Left-wing and liberal commentators accuse the government of nepotism over changes to the law on selling tobacco products. They believe that the government imposed a monopoly on the selling of cigarettes in order to offer lucrative business possibilities to its own people.

The government decided last year that the sale of tobacco products would in future be limited to just 5,000 licensed vendors – compared to 45,000 retailers before. The government distributed the licenses through a tender procedure, and claimed that it wanted to help small family businesses, single mothers and people with disabilities as well as to make such unhealthy products less readily available. According to left-leaning dailies and weeklies, in hundreds of cases tenders were won by applicants with family or business ties to government politicians, and who had no prior experience in the tobacco business. Heti Világgazdaság reported that the decisions were made by local Fidesz politicians. Fidesz rejected the accusations and said that such hostile rumours are being spread by “the lobbyists of multinational companies, tobacco companies and alarmist left-wing parties.”
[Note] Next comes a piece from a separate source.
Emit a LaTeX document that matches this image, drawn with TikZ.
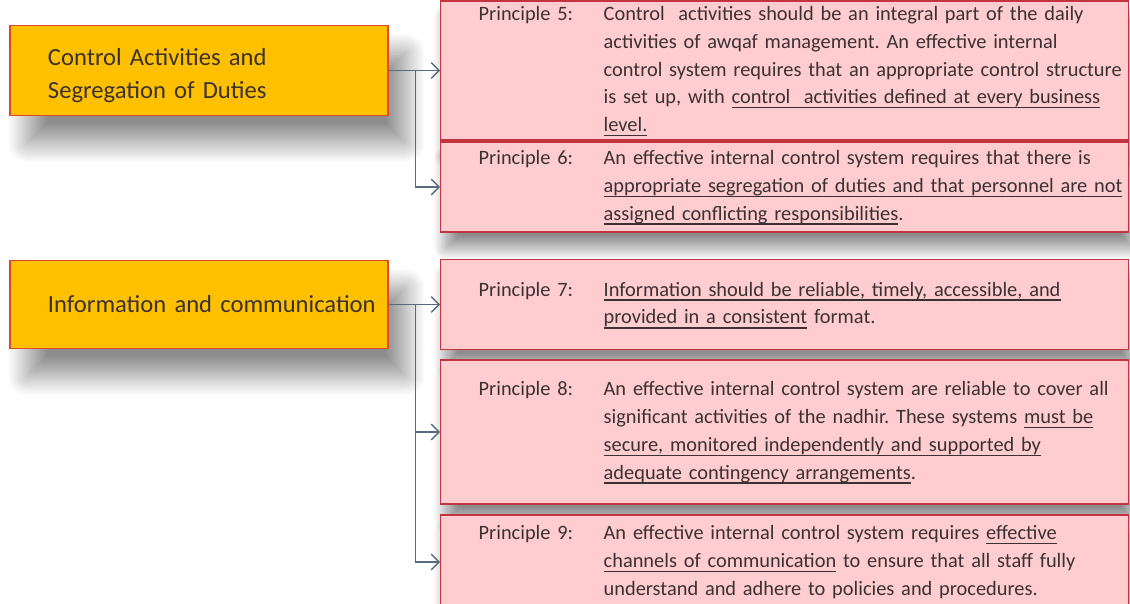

Anyone familiar with the style and tactics of Fidesz might have realized from the start that the real reason behind the tobacco shop concessions was to help the friends of the governing party, Konzervatív Alternatíva blog writes. According to the pro-market commentator, Fidesz has secured long-term monopolies for its own friends. As a result, it seems inevitable that the price of tobacco products will rise, and the price of perks given to the party hinterland will be paid by customers, the blog concludes.

Unless the government unveils how and by whom the tender decisions were made, it cannot convincingly dismiss criticism, simply by claiming that those who raise concerns about the distribution of licenses are politically motivated, Iván Várkonyi writes in Népszabadság. The left-wing columnist speculates that if the procedures had been fair and no nepotism was involved as the government claims, there would be no need to keep the details of the selection procedure in the dark.

Writing in Cink, László Szily takes it as a proven fact that Fidesz wanted to offer the lucrative tobacco business to its allies. Szily finds it alarming that not one of the hundreds of Fidesz representatives involved tried to stop a clearly unfair scheme by turning to the media. In an aside Szily notes that Fidesz is doing now what the Socialists did at the time of the democratic transition: they help their hinterland by providing them with unfair benefits taken away from the people.